**DIRECTIONS FOR THIS TASK**
Work through the data line by line, gathering every line that has the word "chart".
Start AVAILABLE DATA
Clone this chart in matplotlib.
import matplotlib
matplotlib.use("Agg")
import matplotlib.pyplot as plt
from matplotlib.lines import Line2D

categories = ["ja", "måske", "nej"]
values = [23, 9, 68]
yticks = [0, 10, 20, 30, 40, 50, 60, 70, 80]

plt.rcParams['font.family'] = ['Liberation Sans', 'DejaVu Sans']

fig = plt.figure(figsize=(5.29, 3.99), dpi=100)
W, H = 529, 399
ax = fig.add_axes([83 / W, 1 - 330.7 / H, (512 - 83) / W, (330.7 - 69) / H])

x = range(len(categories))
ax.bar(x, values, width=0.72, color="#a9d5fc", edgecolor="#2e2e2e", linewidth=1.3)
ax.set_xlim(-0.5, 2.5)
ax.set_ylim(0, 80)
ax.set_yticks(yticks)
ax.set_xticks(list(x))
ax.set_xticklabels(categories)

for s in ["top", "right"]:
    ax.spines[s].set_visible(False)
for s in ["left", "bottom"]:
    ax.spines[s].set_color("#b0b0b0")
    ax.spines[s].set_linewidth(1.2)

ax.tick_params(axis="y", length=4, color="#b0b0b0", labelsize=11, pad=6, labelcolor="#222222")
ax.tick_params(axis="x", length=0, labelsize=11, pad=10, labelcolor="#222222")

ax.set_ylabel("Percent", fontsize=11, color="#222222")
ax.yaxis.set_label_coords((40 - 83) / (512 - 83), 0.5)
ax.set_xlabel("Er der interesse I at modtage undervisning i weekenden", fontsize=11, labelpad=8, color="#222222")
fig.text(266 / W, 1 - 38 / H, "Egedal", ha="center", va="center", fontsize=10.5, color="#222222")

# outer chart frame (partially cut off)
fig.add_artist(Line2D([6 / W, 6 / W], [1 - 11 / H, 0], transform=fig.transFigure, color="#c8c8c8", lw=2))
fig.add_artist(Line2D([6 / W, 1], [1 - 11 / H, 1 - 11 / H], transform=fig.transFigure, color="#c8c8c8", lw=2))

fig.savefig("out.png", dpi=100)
End AVAILABLE DATA
Start AVAILABLE DATA
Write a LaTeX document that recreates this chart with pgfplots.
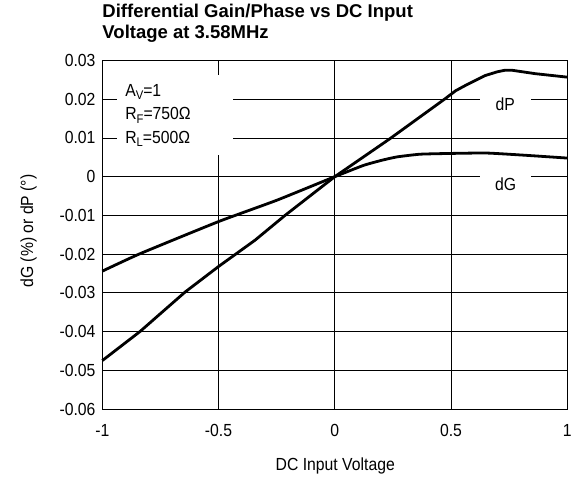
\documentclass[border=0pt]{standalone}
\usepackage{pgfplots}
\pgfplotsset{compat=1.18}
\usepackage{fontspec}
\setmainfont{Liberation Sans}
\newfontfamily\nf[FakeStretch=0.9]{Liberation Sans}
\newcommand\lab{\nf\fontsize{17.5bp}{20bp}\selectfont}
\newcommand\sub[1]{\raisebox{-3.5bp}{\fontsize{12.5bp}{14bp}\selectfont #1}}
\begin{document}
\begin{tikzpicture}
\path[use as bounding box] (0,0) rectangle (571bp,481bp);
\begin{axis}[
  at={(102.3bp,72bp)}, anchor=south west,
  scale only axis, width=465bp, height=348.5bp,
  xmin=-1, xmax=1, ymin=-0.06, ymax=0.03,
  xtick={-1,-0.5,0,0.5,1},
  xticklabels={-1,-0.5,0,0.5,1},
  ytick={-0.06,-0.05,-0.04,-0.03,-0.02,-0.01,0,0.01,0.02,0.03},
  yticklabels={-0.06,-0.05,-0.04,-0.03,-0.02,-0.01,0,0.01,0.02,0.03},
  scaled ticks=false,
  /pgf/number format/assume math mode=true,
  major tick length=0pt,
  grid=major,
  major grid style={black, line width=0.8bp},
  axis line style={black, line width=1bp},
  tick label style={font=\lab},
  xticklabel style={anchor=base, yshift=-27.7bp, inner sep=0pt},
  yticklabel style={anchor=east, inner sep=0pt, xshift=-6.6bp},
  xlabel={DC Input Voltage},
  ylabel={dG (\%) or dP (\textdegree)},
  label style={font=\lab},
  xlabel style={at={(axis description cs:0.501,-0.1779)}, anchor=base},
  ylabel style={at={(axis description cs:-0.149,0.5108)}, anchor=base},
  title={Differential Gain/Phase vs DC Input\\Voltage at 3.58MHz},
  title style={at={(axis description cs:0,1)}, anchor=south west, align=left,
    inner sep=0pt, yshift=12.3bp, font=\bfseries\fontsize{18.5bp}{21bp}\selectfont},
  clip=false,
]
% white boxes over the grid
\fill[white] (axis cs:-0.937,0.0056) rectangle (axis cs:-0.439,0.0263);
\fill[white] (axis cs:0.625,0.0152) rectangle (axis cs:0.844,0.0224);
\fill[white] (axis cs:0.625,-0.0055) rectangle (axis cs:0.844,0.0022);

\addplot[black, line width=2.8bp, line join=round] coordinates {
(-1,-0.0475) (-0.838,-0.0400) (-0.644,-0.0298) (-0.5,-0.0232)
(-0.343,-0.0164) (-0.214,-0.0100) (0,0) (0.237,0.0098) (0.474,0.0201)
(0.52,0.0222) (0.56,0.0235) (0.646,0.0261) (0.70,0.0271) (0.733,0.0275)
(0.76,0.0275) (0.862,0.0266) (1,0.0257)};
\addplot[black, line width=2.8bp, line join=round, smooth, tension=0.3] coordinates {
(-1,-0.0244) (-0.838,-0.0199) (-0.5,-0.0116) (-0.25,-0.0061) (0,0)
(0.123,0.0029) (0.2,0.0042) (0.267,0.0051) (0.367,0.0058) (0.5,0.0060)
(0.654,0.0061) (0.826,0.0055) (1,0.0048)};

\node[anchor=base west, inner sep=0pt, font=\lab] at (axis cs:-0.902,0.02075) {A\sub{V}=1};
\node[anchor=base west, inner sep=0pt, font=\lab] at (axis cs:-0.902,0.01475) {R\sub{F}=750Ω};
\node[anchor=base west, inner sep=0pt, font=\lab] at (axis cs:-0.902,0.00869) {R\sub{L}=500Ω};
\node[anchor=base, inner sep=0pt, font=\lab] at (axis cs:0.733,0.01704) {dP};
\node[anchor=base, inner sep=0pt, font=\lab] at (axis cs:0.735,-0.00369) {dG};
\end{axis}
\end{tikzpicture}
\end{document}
End AVAILABLE DATA
**WRITTEN REPLY**
Clone this chart in matplotlib.
# outer chart frame (partially cut off)
Write a LaTeX document that recreates this chart with pgfplots.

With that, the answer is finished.